- _Given task_:
Retype, exactly as they stand, the lines from the start of the data to the line that contains "import * as", both ends included. Leave the pictures out.

- _Supplied information_:
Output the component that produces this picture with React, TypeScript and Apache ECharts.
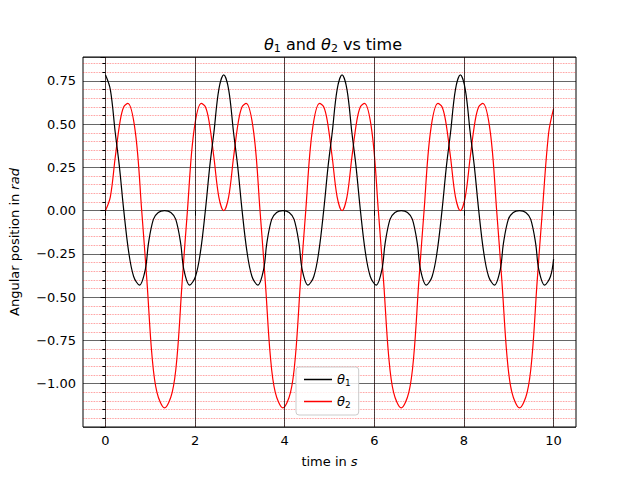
import { useEffect, useRef } from "react";
import * as echarts from "echarts";

// values (double pendulum angles)
const theta1Time = [
  0, 0.11, 0.22, 0.31, 0.41, 0.52, 0.63, 0.76, 0.89, 0.96, 1.07, 1.18, 1.32, 1.46, 1.57, 1.68, 1.75, 1.88, 2.01, 2.12, 2.23, 2.33, 2.42, 2.53,
  2.64, 2.75, 2.86, 2.95, 3.05, 3.16, 3.27, 3.4, 3.53, 3.6, 3.71, 3.82, 3.96, 4.1, 4.21, 4.32, 4.39, 4.52, 4.65, 4.76, 4.87, 4.97, 5.06, 5.17,
  5.28, 5.39, 5.5, 5.59, 5.69, 5.8, 5.91, 6.04, 6.17, 6.24, 6.35, 6.46, 6.6, 6.74, 6.85, 6.96, 7.03, 7.16, 7.29, 7.4, 7.51, 7.61, 7.7, 7.81,
  7.92, 8.03, 8.14, 8.23, 8.33, 8.44, 8.55, 8.68, 8.81, 8.88, 8.99, 9.1, 9.24, 9.38, 9.49, 9.6, 9.67, 9.8, 9.93, 10.0,
];
const theta1Value = [
  0.785, 0.7, 0.45, 0.26, 0, -0.24, -0.38, -0.43, -0.34, -0.19, -0.05, -0.01, 0, -0.01, -0.05, -0.19, -0.34, -0.43, -0.38, -0.24, 0, 0.26, 0.45, 0.7,
  0.785, 0.7, 0.45, 0.26, 0, -0.24, -0.38, -0.43, -0.34, -0.19, -0.05, -0.01, 0, -0.01, -0.05, -0.19, -0.34, -0.43, -0.38, -0.24, 0, 0.26, 0.45, 0.7,
  0.785, 0.7, 0.45, 0.26, 0, -0.24, -0.38, -0.43, -0.34, -0.19, -0.05, -0.01, 0, -0.01, -0.05, -0.19, -0.34, -0.43, -0.38, -0.24, 0, 0.26, 0.45, 0.7,
  0.785, 0.7, 0.45, 0.26, 0, -0.24, -0.38, -0.43, -0.34, -0.19, -0.05, -0.01, 0, -0.01, -0.05, -0.19, -0.34, -0.43, -0.38, -0.28,
];
const theta2Time = [
  0, 0.11, 0.22, 0.33, 0.41, 0.5, 0.67, 0.81, 0.93, 1.04, 1.15, 1.32, 1.49, 1.6, 1.71, 1.83, 1.97, 2.14, 2.23, 2.31, 2.42, 2.53,
  2.64, 2.75, 2.86, 2.97, 3.05, 3.14, 3.31, 3.45, 3.57, 3.68, 3.79, 3.96, 4.13, 4.24, 4.35, 4.47, 4.61, 4.78, 4.87, 4.95, 5.06, 5.17,
  5.28, 5.39, 5.5, 5.61, 5.69, 5.78, 5.95, 6.09, 6.21, 6.32, 6.43, 6.6, 6.77, 6.88, 6.99, 7.11, 7.25, 7.42, 7.51, 7.59, 7.7, 7.81,
  7.92, 8.03, 8.14, 8.25, 8.33, 8.42, 8.59, 8.73, 8.85, 8.96, 9.07, 9.24, 9.41, 9.52, 9.63, 9.75, 9.89, 10.0,
];
const theta2Value = [
  0, 0.08, 0.31, 0.52, 0.6, 0.62, 0.45, 0, -0.42, -0.84, -1.05, -1.14, -1.05, -0.84, -0.42, 0, 0.45, 0.62, 0.6, 0.52, 0.31, 0.08,
  0, 0.08, 0.31, 0.52, 0.6, 0.62, 0.45, 0, -0.42, -0.84, -1.05, -1.14, -1.05, -0.84, -0.42, 0, 0.45, 0.62, 0.6, 0.52, 0.31, 0.08,
  0, 0.08, 0.31, 0.52, 0.6, 0.62, 0.45, 0, -0.42, -0.84, -1.05, -1.14, -1.05, -0.84, -0.42, 0, 0.45, 0.62, 0.6, 0.52, 0.31, 0.08,
  0, 0.08, 0.31, 0.52, 0.6, 0.62, 0.45, 0, -0.42, -0.84, -1.05, -1.14, -1.05, -0.84, -0.42, 0, 0.45, 0.59,
];
const xMajorTicks = [0, 2, 4, 6, 8, 10];

const FONT = "DejaVu Sans";
const rich = {
  i: { fontFamily: FONT, fontStyle: "italic" as const, fontSize: 13, color: "#000" },
  s: { fontFamily: FONT, fontSize: 9, color: "#000", verticalAlign: "bottom" as const, padding: [6, 0, 0, 0] },
};

const App = () => {
  const ref = useRef<HTMLDivElement>(null);

  useEffect(() => {
    if (!ref.current) return;
    const chart = echarts.init(ref.current, null, { renderer: "svg" });
    const zip = (t: number[], v: number[]) => t.map((x, i) => [x, v[i]]);

    chart.setOption({
      animation: false,
      backgroundColor: "#fff",
      title: {
        text: "{i|θ}{s|1}{n| and }{i|θ}{s|2}{n| vs time}",
        left: 328,
        textAlign: "center",
        top: 30,
        textStyle: {
          fontWeight: "normal",
          rich: {
            i: { ...rich.i, fontSize: 16, fontWeight: "normal" },
            s: { ...rich.s, fontSize: 11, fontWeight: "normal", padding: [8, 0, 0, 0] },
            n: { fontFamily: FONT, fontSize: 16, fontWeight: "normal", color: "#000" },
          },
        },
      },
      legend: {
        orient: "vertical",
        left: 296,
        top: 367,
        padding: [6, 8, 6, 8],
        itemGap: 8,
        backgroundColor: "rgba(255,255,255,0.8)",
        borderColor: "#ccc",
        borderWidth: 1,
        borderRadius: 3,
        icon: "rect",
        itemWidth: 28,
        itemHeight: 1.5,
        formatter: (name: string) => `{i|θ}{s|${name.slice(1)}}`,
        textStyle: { rich },
        data: ["θ1", "θ2"],
      },
      grid: {
        left: 80,
        right: 64,
        top: 57,
        bottom: 53,
        show: true,
        borderColor: "#000",
        borderWidth: 1,
        backgroundColor: "transparent",
      },
      xAxis: {
        type: "value",
        min: -0.5,
        max: 10.5,
        interval: 0.5,
        name: "time in {i|s}",
        nameLocation: "middle",
        nameGap: 28,
        nameTextStyle: { fontFamily: FONT, fontSize: 13, color: "#000", rich: { i: { fontFamily: FONT, fontStyle: "italic", fontSize: 13 } } },
        axisLine: { show: false },
        axisTick: { show: true, length: 5, customValues: xMajorTicks, lineStyle: { color: "#000" } },
        axisLabel: {
          customValues: xMajorTicks,
          fontFamily: FONT,
          fontSize: 13,
          color: "#000",
          margin: 7,
          formatter: (v: number) => (xMajorTicks.includes(v) ? String(v) : ""),
        },
        splitLine: { show: true, lineStyle: { color: "#ff0000", opacity: 0.55, type: "dotted", width: 0.8 } },
      },
      yAxis: {
        type: "value",
        min: -1.25,
        max: 0.888,
        interval: 0.25,
        name: "Angular position in {i|rad}",
        nameLocation: "middle",
        nameGap: 62,
        nameTextStyle: { fontFamily: FONT, fontSize: 13, color: "#000", rich: { i: { fontFamily: FONT, fontStyle: "italic", fontSize: 13 } } },
        axisLine: { show: false },
        axisTick: { show: true, length: 5, lineStyle: { color: "#000" } },
        minorTick: { show: true, splitNumber: 5, length: 3, lineStyle: { color: "#000" } },
        axisLabel: {
          fontFamily: FONT,
          fontSize: 13,
          color: "#000",
          margin: 7,
          showMaxLabel: false,
          formatter: (v: number) => (v < -1.1 || v > 0.8 ? "" : v.toFixed(2).replace("-", "−")),
        },
        splitLine: { show: true, lineStyle: { color: "#000", width: 0.6 } },
        minorSplitLine: { show: true, lineStyle: { color: "#ff0000", opacity: 0.55, type: "dotted", width: 0.8 } },
      },
      series: [
        {
          name: "θ1",
          type: "line",
          data: zip(theta1Time, theta1Value),
          smooth: 0.35,
          symbol: "none",
          lineStyle: { color: "#000", width: 1.2 },
          itemStyle: { color: "#000" },
          markLine: {
            silent: true,
            symbol: "none",
            label: { show: false },
            lineStyle: { color: "#000", width: 0.7, type: "solid", opacity: 1 },
            data: xMajorTicks.map((v) => ({ xAxis: v })),
          },
          z: 3,
        },
        {
          name: "θ2",
          type: "line",
          data: zip(theta2Time, theta2Value),
          smooth: 0.35,
          symbol: "none",
          lineStyle: { color: "#ff0000", width: 1.2 },
          itemStyle: { color: "#ff0000" },
          z: 2,
        },
      ],
    });
    return () => chart.dispose();
  }, []);

  return <div ref={ref} style={{ width: 640, height: 480, margin: -8 }} />;
};

export default App;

- _Answer for this exercise_:
Output the component that produces this picture with React, TypeScript and Apache ECharts.
import { useEffect, useRef } from "react";
import * as echarts from "echarts";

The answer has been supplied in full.